**Given data**.
************

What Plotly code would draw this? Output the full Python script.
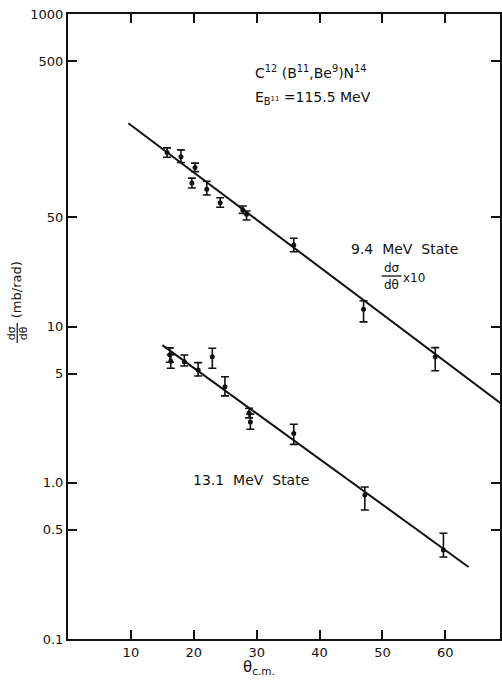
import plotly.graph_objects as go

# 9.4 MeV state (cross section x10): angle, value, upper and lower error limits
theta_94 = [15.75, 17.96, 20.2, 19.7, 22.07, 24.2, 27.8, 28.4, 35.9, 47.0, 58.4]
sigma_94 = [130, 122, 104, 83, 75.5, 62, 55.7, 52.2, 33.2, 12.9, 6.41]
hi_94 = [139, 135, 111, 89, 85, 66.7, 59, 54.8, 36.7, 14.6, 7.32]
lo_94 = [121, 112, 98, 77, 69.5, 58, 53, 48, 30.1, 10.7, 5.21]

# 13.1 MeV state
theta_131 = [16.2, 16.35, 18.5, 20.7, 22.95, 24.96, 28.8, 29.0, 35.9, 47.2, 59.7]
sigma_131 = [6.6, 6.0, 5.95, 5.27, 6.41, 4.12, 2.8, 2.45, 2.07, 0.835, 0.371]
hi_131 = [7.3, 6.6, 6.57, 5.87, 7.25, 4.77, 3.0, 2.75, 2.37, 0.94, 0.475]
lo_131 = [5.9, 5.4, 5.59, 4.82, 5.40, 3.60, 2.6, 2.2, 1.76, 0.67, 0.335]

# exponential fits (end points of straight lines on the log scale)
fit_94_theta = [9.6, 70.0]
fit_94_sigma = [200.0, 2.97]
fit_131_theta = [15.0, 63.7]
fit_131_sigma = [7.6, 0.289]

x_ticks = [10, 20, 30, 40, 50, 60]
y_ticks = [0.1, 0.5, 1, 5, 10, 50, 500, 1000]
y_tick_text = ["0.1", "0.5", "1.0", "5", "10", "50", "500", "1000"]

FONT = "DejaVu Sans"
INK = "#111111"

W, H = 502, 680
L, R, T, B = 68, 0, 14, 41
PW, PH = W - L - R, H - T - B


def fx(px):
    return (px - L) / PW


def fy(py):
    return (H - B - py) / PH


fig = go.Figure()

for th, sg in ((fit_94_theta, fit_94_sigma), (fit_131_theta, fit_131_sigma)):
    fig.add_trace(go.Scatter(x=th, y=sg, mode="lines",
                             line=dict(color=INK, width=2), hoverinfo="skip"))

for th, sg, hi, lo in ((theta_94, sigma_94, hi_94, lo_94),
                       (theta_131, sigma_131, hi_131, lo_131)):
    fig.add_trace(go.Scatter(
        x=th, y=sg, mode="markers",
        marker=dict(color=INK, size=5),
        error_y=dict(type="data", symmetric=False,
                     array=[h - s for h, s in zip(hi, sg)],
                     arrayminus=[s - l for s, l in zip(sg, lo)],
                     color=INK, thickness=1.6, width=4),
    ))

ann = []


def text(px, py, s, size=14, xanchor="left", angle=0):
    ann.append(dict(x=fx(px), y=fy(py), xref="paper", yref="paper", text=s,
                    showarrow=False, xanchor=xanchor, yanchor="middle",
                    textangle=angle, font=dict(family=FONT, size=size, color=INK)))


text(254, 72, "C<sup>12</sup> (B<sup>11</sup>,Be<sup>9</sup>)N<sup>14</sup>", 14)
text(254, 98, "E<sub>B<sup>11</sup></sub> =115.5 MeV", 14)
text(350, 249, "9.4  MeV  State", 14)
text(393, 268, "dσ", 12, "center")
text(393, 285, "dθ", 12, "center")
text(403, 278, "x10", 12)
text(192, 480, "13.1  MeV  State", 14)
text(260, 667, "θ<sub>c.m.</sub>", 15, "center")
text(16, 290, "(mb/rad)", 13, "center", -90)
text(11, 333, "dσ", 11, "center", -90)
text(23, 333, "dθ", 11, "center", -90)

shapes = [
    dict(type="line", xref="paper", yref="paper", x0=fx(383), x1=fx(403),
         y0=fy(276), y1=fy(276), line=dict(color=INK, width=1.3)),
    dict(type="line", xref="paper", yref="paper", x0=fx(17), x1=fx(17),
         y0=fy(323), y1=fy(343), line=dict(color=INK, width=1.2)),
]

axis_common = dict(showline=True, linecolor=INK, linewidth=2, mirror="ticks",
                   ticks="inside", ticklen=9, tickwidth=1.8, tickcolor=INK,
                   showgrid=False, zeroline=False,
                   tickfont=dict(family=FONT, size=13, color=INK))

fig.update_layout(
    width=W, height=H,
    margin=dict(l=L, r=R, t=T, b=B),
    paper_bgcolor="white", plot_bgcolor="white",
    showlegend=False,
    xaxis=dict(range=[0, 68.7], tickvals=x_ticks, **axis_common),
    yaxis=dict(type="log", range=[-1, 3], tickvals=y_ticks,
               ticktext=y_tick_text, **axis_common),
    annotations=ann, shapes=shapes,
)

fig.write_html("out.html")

************

**What the task asks**.
All of the lines above should be retyped precisely, apart from the pictures.

**Solution**.
What Plotly code would draw this? Output the full Python script.
import plotly.graph_objects as go

# 9.4 MeV state (cross section x10): angle, value, upper and lower error limits
theta_94 = [15.75, 17.96, 20.2, 19.7, 22.07, 24.2, 27.8, 28.4, 35.9, 47.0, 58.4]
sigma_94 = [130, 122, 104, 83, 75.5, 62, 55.7, 52.2, 33.2, 12.9, 6.41]
hi_94 = [139, 135, 111, 89, 85, 66.7, 59, 54.8, 36.7, 14.6, 7.32]
lo_94 = [121, 112, 98, 77, 69.5, 58, 53, 48, 30.1, 10.7, 5.21]

# 13.1 MeV state
theta_131 = [16.2, 16.35, 18.5, 20.7, 22.95, 24.96, 28.8, 29.0, 35.9, 47.2, 59.7]
sigma_131 = [6.6, 6.0, 5.95, 5.27, 6.41, 4.12, 2.8, 2.45, 2.07, 0.835, 0.371]
hi_131 = [7.3, 6.6, 6.57, 5.87, 7.25, 4.77, 3.0, 2.75, 2.37, 0.94, 0.475]
lo_131 = [5.9, 5.4, 5.59, 4.82, 5.40, 3.60, 2.6, 2.2, 1.76, 0.67, 0.335]

# exponential fits (end points of straight lines on the log scale)
fit_94_theta = [9.6, 70.0]
fit_94_sigma = [200.0, 2.97]
fit_131_theta = [15.0, 63.7]
fit_131_sigma = [7.6, 0.289]

x_ticks = [10, 20, 30, 40, 50, 60]
y_ticks = [0.1, 0.5, 1, 5, 10, 50, 500, 1000]
y_tick_text = ["0.1", "0.5", "1.0", "5", "10", "50", "500", "1000"]

FONT = "DejaVu Sans"
INK = "#111111"

W, H = 502, 680
L, R, T, B = 68, 0, 14, 41
PW, PH = W - L - R, H - T - B


def fx(px):
    return (px - L) / PW


def fy(py):
    return (H - B - py) / PH


fig = go.Figure()

for th, sg in ((fit_94_theta, fit_94_sigma), (fit_131_theta, fit_131_sigma)):
    fig.add_trace(go.Scatter(x=th, y=sg, mode="lines",
                             line=dict(color=INK, width=2), hoverinfo="skip"))

for th, sg, hi, lo in ((theta_94, sigma_94, hi_94, lo_94),
                       (theta_131, sigma_131, hi_131, lo_131)):
    fig.add_trace(go.Scatter(
        x=th, y=sg, mode="markers",
        marker=dict(color=INK, size=5),
        error_y=dict(type="data", symmetric=False,
                     array=[h - s for h, s in zip(hi, sg)],
                     arrayminus=[s - l for s, l in zip(sg, lo)],
                     color=INK, thickness=1.6, width=4),
    ))

ann = []


def text(px, py, s, size=14, xanchor="left", angle=0):
    ann.append(dict(x=fx(px), y=fy(py), xref="paper", yref="paper", text=s,
                    showarrow=False, xanchor=xanchor, yanchor="middle",
                    textangle=angle, font=dict(family=FONT, size=size, color=INK)))


text(254, 72, "C<sup>12</sup> (B<sup>11</sup>,Be<sup>9</sup>)N<sup>14</sup>", 14)
text(254, 98, "E<sub>B<sup>11</sup></sub> =115.5 MeV", 14)
text(350, 249, "9.4  MeV  State", 14)
text(393, 268, "dσ", 12, "center")
text(393, 285, "dθ", 12, "center")
text(403, 278, "x10", 12)
text(192, 480, "13.1  MeV  State", 14)
text(260, 667, "θ<sub>c.m.</sub>", 15, "center")
text(16, 290, "(mb/rad)", 13, "center", -90)
text(11, 333, "dσ", 11, "center", -90)
text(23, 333, "dθ", 11, "center", -90)

shapes = [
    dict(type="line", xref="paper", yref="paper", x0=fx(383), x1=fx(403),
         y0=fy(276), y1=fy(276), line=dict(color=INK, width=1.3)),
    dict(type="line", xref="paper", yref="paper", x0=fx(17), x1=fx(17),
         y0=fy(323), y1=fy(343), line=dict(color=INK, width=1.2)),
]

axis_common = dict(showline=True, linecolor=INK, linewidth=2, mirror="ticks",
                   ticks="inside", ticklen=9, tickwidth=1.8, tickcolor=INK,
                   showgrid=False, zeroline=False,
                   tickfont=dict(family=FONT, size=13, color=INK))

fig.update_layout(
    width=W, height=H,
    margin=dict(l=L, r=R, t=T, b=B),
    paper_bgcolor="white", plot_bgcolor="white",
    showlegend=False,
    xaxis=dict(range=[0, 68.7], tickvals=x_ticks, **axis_common),
    yaxis=dict(type="log", range=[-1, 3], tickvals=y_ticks,
               ticktext=y_tick_text, **axis_common),
    annotations=ann, shapes=shapes,
)

fig.write_html("out.html")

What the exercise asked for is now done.